## To do
Reproduce nothing but the lines from the start of the material through the line that includes "import plotly.graph_objects as go", both ends included, and omit every picture.

## Information supplied
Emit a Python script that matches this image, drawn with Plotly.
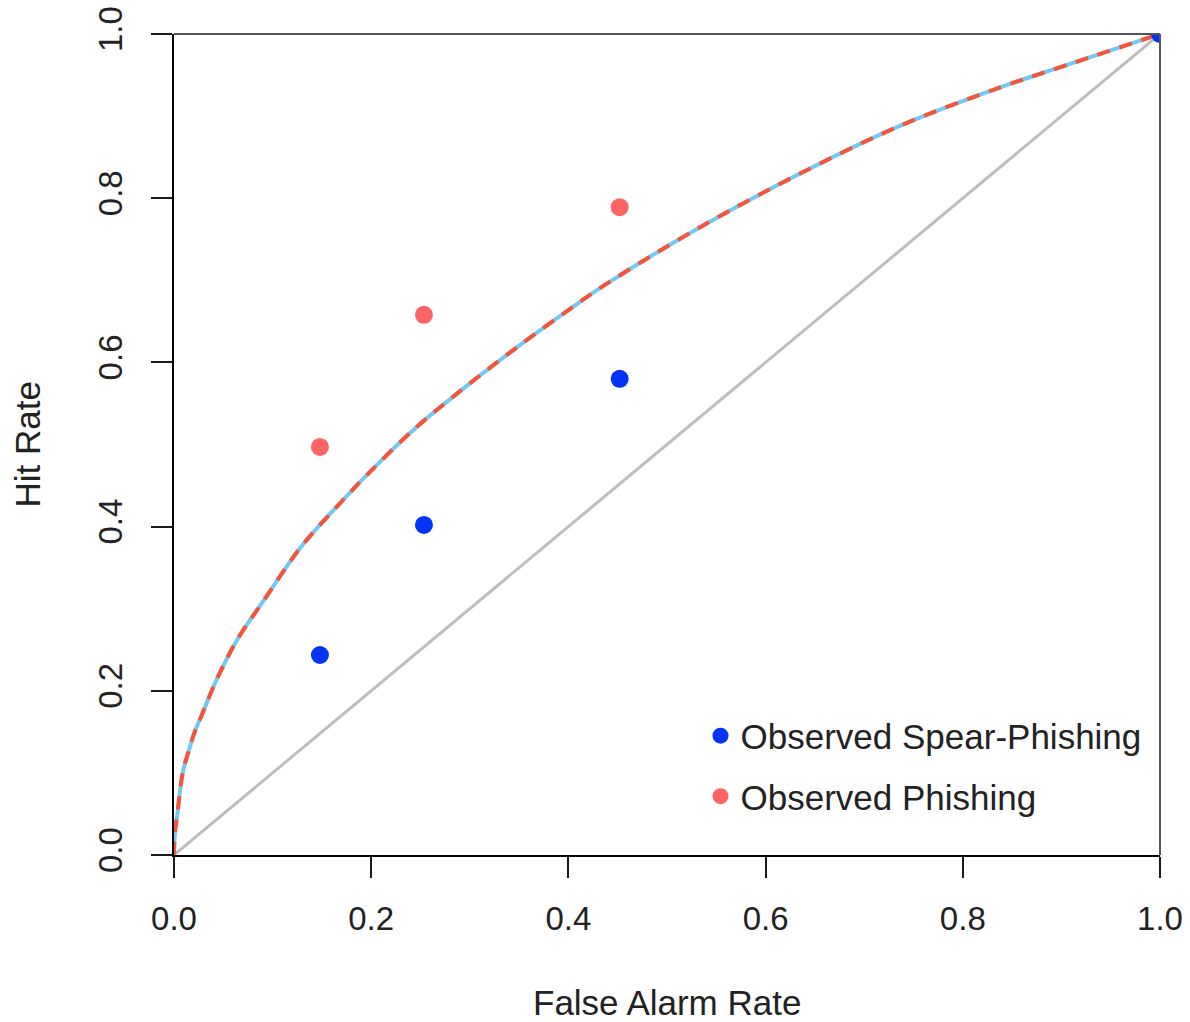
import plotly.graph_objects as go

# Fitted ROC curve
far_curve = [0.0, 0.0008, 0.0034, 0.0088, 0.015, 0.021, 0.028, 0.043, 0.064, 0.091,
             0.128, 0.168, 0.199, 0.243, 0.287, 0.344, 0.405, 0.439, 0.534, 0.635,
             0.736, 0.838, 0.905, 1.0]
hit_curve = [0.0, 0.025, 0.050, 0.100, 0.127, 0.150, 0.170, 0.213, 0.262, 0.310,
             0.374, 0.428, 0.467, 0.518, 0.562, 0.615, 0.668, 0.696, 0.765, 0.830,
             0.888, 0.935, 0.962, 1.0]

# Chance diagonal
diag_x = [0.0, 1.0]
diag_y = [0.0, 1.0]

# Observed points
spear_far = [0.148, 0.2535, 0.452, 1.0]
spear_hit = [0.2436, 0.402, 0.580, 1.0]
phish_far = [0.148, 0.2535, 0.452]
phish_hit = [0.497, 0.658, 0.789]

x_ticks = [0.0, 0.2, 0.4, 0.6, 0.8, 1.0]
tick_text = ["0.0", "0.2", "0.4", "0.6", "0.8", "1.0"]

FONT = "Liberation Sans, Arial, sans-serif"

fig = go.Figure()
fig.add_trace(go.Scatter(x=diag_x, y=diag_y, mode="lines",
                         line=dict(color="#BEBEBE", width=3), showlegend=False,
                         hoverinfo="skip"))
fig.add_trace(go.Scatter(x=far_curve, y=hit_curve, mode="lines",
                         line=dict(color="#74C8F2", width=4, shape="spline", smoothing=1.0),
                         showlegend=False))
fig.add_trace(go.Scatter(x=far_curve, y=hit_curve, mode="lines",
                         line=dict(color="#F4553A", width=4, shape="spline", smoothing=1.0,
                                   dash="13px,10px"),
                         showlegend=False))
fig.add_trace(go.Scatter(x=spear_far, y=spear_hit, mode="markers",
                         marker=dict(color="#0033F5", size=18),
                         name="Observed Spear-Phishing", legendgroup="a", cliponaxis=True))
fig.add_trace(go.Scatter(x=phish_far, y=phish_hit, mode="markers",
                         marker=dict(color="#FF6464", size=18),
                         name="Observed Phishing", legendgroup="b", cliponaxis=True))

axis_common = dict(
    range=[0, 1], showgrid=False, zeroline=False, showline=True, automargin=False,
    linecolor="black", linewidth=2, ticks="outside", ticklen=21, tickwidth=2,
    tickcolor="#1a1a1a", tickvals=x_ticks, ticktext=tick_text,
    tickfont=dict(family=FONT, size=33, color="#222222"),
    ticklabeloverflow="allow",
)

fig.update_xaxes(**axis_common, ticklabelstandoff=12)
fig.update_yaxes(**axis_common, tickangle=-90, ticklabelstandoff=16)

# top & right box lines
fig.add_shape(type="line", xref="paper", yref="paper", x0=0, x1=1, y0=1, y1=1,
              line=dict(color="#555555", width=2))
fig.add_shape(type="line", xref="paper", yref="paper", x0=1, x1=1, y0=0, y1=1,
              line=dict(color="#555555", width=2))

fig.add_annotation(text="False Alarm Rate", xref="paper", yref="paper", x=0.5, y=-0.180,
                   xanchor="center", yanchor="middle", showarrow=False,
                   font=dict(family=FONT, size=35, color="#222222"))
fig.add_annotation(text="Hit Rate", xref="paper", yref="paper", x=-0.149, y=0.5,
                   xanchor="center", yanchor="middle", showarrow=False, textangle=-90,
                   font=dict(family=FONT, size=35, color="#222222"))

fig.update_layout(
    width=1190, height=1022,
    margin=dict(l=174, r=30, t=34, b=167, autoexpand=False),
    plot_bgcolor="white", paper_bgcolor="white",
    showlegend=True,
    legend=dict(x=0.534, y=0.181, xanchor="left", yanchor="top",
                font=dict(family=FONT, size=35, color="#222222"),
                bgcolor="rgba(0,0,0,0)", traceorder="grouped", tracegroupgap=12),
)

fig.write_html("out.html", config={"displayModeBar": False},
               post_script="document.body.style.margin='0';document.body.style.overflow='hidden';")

## Answer to the exercise
Emit a Python script that matches this image, drawn with Plotly.
import plotly.graph_objects as go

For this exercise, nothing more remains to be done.